Quote every entry word for word.

Start INPUT DATA

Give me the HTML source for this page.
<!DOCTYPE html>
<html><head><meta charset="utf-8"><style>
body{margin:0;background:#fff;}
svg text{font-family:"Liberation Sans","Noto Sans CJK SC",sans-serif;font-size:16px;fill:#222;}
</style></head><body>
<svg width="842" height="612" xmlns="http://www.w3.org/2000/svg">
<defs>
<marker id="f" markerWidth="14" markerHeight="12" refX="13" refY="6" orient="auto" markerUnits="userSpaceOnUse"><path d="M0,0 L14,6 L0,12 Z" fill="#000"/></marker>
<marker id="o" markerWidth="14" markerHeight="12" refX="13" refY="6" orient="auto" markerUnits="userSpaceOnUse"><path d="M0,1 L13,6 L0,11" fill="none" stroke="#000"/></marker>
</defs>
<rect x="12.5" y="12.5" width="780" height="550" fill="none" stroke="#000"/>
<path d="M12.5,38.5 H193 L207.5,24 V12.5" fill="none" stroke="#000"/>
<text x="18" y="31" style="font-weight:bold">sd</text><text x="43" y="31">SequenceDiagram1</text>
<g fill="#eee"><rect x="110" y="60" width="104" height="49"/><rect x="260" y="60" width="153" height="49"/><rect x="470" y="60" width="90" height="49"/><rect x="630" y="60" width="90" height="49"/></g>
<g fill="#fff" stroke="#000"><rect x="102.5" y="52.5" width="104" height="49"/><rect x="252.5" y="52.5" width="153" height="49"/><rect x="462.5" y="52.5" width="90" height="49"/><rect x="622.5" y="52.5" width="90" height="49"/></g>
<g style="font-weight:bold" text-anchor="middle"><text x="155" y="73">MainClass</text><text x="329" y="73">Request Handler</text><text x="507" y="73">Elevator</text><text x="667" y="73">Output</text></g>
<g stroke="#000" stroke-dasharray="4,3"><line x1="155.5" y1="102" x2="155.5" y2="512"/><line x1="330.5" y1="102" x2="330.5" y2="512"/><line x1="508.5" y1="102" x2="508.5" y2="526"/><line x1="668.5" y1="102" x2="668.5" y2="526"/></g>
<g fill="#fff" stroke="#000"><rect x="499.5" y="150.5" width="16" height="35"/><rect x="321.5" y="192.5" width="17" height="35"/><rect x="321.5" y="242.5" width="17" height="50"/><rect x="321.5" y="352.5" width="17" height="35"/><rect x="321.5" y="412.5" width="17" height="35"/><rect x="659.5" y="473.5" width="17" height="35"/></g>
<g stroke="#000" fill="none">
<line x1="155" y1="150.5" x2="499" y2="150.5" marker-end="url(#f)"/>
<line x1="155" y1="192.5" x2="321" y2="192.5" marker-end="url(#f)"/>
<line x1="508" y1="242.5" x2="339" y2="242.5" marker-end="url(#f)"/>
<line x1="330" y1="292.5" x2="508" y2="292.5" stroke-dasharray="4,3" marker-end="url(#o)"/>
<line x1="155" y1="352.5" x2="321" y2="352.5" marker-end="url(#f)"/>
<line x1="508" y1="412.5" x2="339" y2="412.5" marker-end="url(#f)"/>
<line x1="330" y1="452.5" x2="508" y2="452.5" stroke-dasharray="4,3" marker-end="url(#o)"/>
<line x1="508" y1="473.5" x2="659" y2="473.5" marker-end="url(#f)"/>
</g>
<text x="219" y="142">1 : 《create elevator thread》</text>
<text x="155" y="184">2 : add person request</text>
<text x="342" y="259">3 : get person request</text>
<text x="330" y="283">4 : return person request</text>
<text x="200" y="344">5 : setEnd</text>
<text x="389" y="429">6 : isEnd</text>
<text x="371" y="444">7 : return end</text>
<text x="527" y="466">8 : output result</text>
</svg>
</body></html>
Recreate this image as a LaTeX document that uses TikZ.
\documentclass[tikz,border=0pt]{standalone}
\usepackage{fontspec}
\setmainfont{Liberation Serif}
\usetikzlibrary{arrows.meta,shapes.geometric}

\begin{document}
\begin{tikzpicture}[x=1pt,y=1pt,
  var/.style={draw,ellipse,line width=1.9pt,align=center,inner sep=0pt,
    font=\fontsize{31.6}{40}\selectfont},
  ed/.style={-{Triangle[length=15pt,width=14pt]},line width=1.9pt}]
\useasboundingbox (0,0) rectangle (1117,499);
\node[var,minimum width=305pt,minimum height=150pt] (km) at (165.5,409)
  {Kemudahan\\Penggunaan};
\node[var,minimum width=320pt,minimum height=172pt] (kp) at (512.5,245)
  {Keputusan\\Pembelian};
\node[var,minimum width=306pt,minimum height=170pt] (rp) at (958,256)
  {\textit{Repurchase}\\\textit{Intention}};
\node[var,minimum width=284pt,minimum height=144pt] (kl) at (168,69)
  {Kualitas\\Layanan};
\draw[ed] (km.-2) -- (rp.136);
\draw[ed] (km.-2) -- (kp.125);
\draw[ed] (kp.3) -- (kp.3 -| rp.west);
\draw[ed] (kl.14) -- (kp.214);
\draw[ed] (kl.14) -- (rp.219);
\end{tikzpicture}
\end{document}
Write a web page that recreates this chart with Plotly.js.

End INPUT DATA

:: ANSWER TO THIS PROBLEM ::
Give me the HTML source for this page.
<!DOCTYPE html>
<html><head><meta charset="utf-8"><style>
body{margin:0;background:#fff;}
svg text{font-family:"Liberation Sans","Noto Sans CJK SC",sans-serif;font-size:16px;fill:#222;}
</style></head><body>
<svg width="842" height="612" xmlns="http://www.w3.org/2000/svg">
<defs>
<marker id="f" markerWidth="14" markerHeight="12" refX="13" refY="6" orient="auto" markerUnits="userSpaceOnUse"><path d="M0,0 L14,6 L0,12 Z" fill="#000"/></marker>
<marker id="o" markerWidth="14" markerHeight="12" refX="13" refY="6" orient="auto" markerUnits="userSpaceOnUse"><path d="M0,1 L13,6 L0,11" fill="none" stroke="#000"/></marker>
</defs>
<rect x="12.5" y="12.5" width="780" height="550" fill="none" stroke="#000"/>
<path d="M12.5,38.5 H193 L207.5,24 V12.5" fill="none" stroke="#000"/>
<text x="18" y="31" style="font-weight:bold">sd</text><text x="43" y="31">SequenceDiagram1</text>
<g fill="#eee"><rect x="110" y="60" width="104" height="49"/><rect x="260" y="60" width="153" height="49"/><rect x="470" y="60" width="90" height="49"/><rect x="630" y="60" width="90" height="49"/></g>
<g fill="#fff" stroke="#000"><rect x="102.5" y="52.5" width="104" height="49"/><rect x="252.5" y="52.5" width="153" height="49"/><rect x="462.5" y="52.5" width="90" height="49"/><rect x="622.5" y="52.5" width="90" height="49"/></g>
<g style="font-weight:bold" text-anchor="middle"><text x="155" y="73">MainClass</text><text x="329" y="73">Request Handler</text><text x="507" y="73">Elevator</text><text x="667" y="73">Output</text></g>
<g stroke="#000" stroke-dasharray="4,3"><line x1="155.5" y1="102" x2="155.5" y2="512"/><line x1="330.5" y1="102" x2="330.5" y2="512"/><line x1="508.5" y1="102" x2="508.5" y2="526"/><line x1="668.5" y1="102" x2="668.5" y2="526"/></g>
<g fill="#fff" stroke="#000"><rect x="499.5" y="150.5" width="16" height="35"/><rect x="321.5" y="192.5" width="17" height="35"/><rect x="321.5" y="242.5" width="17" height="50"/><rect x="321.5" y="352.5" width="17" height="35"/><rect x="321.5" y="412.5" width="17" height="35"/><rect x="659.5" y="473.5" width="17" height="35"/></g>
<g stroke="#000" fill="none">
<line x1="155" y1="150.5" x2="499" y2="150.5" marker-end="url(#f)"/>
<line x1="155" y1="192.5" x2="321" y2="192.5" marker-end="url(#f)"/>
<line x1="508" y1="242.5" x2="339" y2="242.5" marker-end="url(#f)"/>
<line x1="330" y1="292.5" x2="508" y2="292.5" stroke-dasharray="4,3" marker-end="url(#o)"/>
<line x1="155" y1="352.5" x2="321" y2="352.5" marker-end="url(#f)"/>
<line x1="508" y1="412.5" x2="339" y2="412.5" marker-end="url(#f)"/>
<line x1="330" y1="452.5" x2="508" y2="452.5" stroke-dasharray="4,3" marker-end="url(#o)"/>
<line x1="508" y1="473.5" x2="659" y2="473.5" marker-end="url(#f)"/>
</g>
<text x="219" y="142">1 : 《create elevator thread》</text>
<text x="155" y="184">2 : add person request</text>
<text x="342" y="259">3 : get person request</text>
<text x="330" y="283">4 : return person request</text>
<text x="200" y="344">5 : setEnd</text>
<text x="389" y="429">6 : isEnd</text>
<text x="371" y="444">7 : return end</text>
<text x="527" y="466">8 : output result</text>
</svg>
</body></html>
Recreate this image as a LaTeX document that uses TikZ.
\documentclass[tikz,border=0pt]{standalone}
\usepackage{fontspec}
\setmainfont{Liberation Serif}
\usetikzlibrary{arrows.meta,shapes.geometric}

\begin{document}
\begin{tikzpicture}[x=1pt,y=1pt,
  var/.style={draw,ellipse,line width=1.9pt,align=center,inner sep=0pt,
    font=\fontsize{31.6}{40}\selectfont},
  ed/.style={-{Triangle[length=15pt,width=14pt]},line width=1.9pt}]
\useasboundingbox (0,0) rectangle (1117,499);
\node[var,minimum width=305pt,minimum height=150pt] (km) at (165.5,409)
  {Kemudahan\\Penggunaan};
\node[var,minimum width=320pt,minimum height=172pt] (kp) at (512.5,245)
  {Keputusan\\Pembelian};
\node[var,minimum width=306pt,minimum height=170pt] (rp) at (958,256)
  {\textit{Repurchase}\\\textit{Intention}};
\node[var,minimum width=284pt,minimum height=144pt] (kl) at (168,69)
  {Kualitas\\Layanan};
\draw[ed] (km.-2) -- (rp.136);
\draw[ed] (km.-2) -- (kp.125);
\draw[ed] (kp.3) -- (kp.3 -| rp.west);
\draw[ed] (kl.14) -- (kp.214);
\draw[ed] (kl.14) -- (rp.219);
\end{tikzpicture}
\end{document}
Write a web page that recreates this chart with Plotly.js.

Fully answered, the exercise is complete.